Mismatched rocks (one slower or faster than the other) can greatly affect your ability to calibrate draw weight. A rock that is ten feet slower than the other will cause you to over compensate on each throw.
The best way to determine if two rocks are running at the same speed is to throw many, many draw shots on a good quality ice surface. The larger the sample size, the more accurate the data. Record the results and use the information in the future.
Steps for assessing rocks during a competition:
Throw the Rocks
In practice throw the rocks that you will be throwing in a game. Start by playing the rocks straight up the numbers. If you suspect a mismatch move to step 2.
Run the Rocks
If you suspect a bad rock, run the two rocks one in front of another for about fifteen to twenty feet. If the rocks are matched, they will run together in both directions. If one is faster, it will pull away from the other. This is not an exact science. Use this process only to determine really bad rocks.
Look for Patterns
Since most players do not have the luxury of running rocks (particularly at other clubs), the next best thing is to watch each rock closely for signs of unusual behavior.

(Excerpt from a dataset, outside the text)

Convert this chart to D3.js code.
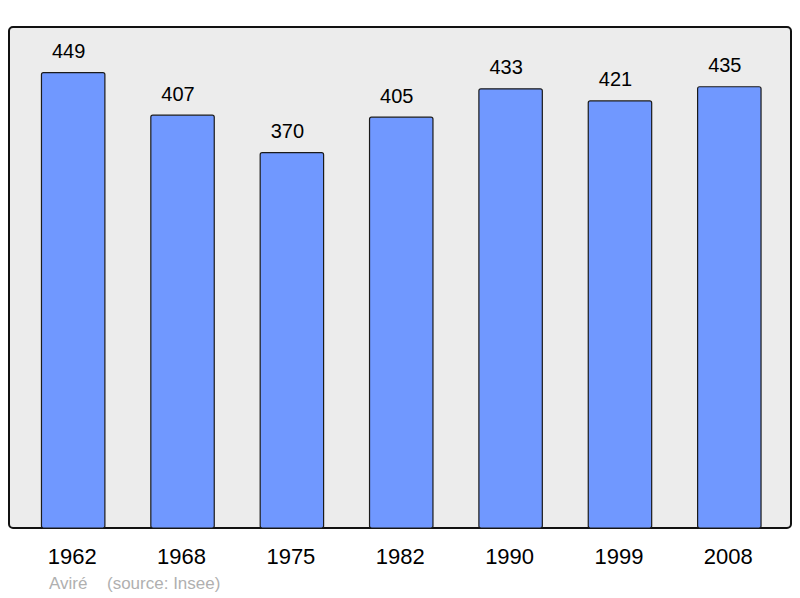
<!DOCTYPE html>
<html lang="fr">
<head>
<meta charset="UTF-8">
<title>Aviré – population</title>
<script src="https://d3js.org/d3.v7.min.js"></script>
<style>
  body { margin: 0; background: #fff; }
  text { font-family: "Liberation Sans", Arial, sans-serif; }
</style>
</head>
<body>
<svg id="chart" width="800" height="598"></svg>
<script>
// data
const years  = ["1962", "1968", "1975", "1982", "1990", "1999", "2008"];
const values = [449, 407, 370, 405, 433, 421, 435];
const commune = "Aviré";
const source  = "(source: Insee)";

const svg = d3.select("#chart");

// plot panel
const panel = { x: 9, y: 27, w: 782, h: 501 };

svg.append("rect")
  .attr("x", panel.x).attr("y", panel.y)
  .attr("width", panel.w).attr("height", panel.h)
  .attr("rx", 4)
  .attr("fill", "#ececec")
  .attr("stroke", "#111")
  .attr("stroke-width", 2);

const x = d3.scaleBand()
  .domain(years)
  .range([18.5, 784])
  .paddingInner(0.42)
  .paddingOuter(0.21);

const y = d3.scaleLinear()
  .domain([0, d3.max(values) * 1.1])
  .range([panel.y + panel.h, panel.y]);

const rows = years.map((yr, i) => ({ yr, v: values[i] }));

// bars
svg.append("g")
  .selectAll("rect")
  .data(rows)
  .join("rect")
    .attr("x", d => x(d.yr))
    .attr("y", d => y(d.v))
    .attr("width", x.bandwidth())
    .attr("height", d => y(0) - y(d.v))
    .attr("rx", 2)
    .attr("fill", "#7098ff")
    .attr("stroke", "#1a1a1a")
    .attr("stroke-width", 1.2);

// value labels (sit a little left of the bar centre in the original)
svg.append("g")
  .selectAll("text")
  .data(rows)
  .join("text")
    .attr("x", d => x(d.yr) + x.bandwidth() / 2 - 4.5)
    .attr("y", d => y(d.v) - 14.5)
    .attr("text-anchor", "middle")
    .attr("fill", "#000")
    .style("font-size", "20px")
    .text(d => d.v);

// year labels
svg.append("g")
  .selectAll("text")
  .data(years)
  .join("text")
    .attr("x", d => x(d) + x.bandwidth() / 2 - 1)
    .attr("y", 564)
    .attr("text-anchor", "middle")
    .attr("fill", "#000")
    .style("font-size", "22px")
    .text(d => d);

// footer
svg.append("text")
  .attr("x", 49).attr("y", 589)
  .attr("fill", "#b0b0b0")
  .style("font-size", "17px")
  .text(commune);

svg.append("text")
  .attr("x", 107).attr("y", 589)
  .attr("fill", "#b0b0b0")
  .style("font-size", "17px")
  .text(source);
</script>
</body>
</html>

Designate a player to watch the rocks and the tracks on the ice. Bad rocks usually create a pattern (always light with a good split, for example). Always confirm split times with the team timer if you suspect a bad rock.
If time is not a concern (rocks at your own club) a good way to match rocks is to time them. If you have an opportunity to throw practice rocks, or you want to match rocks at your club, throw as many rocks to tee line as you can. Time them from hog to tee. This will give you the rock's speed in seconds. When complete, match the similar times. Teams using "split" or "interval" timing can match rock speed quickly by monitoring the splits. Consistent rocks will have consistent times in either case.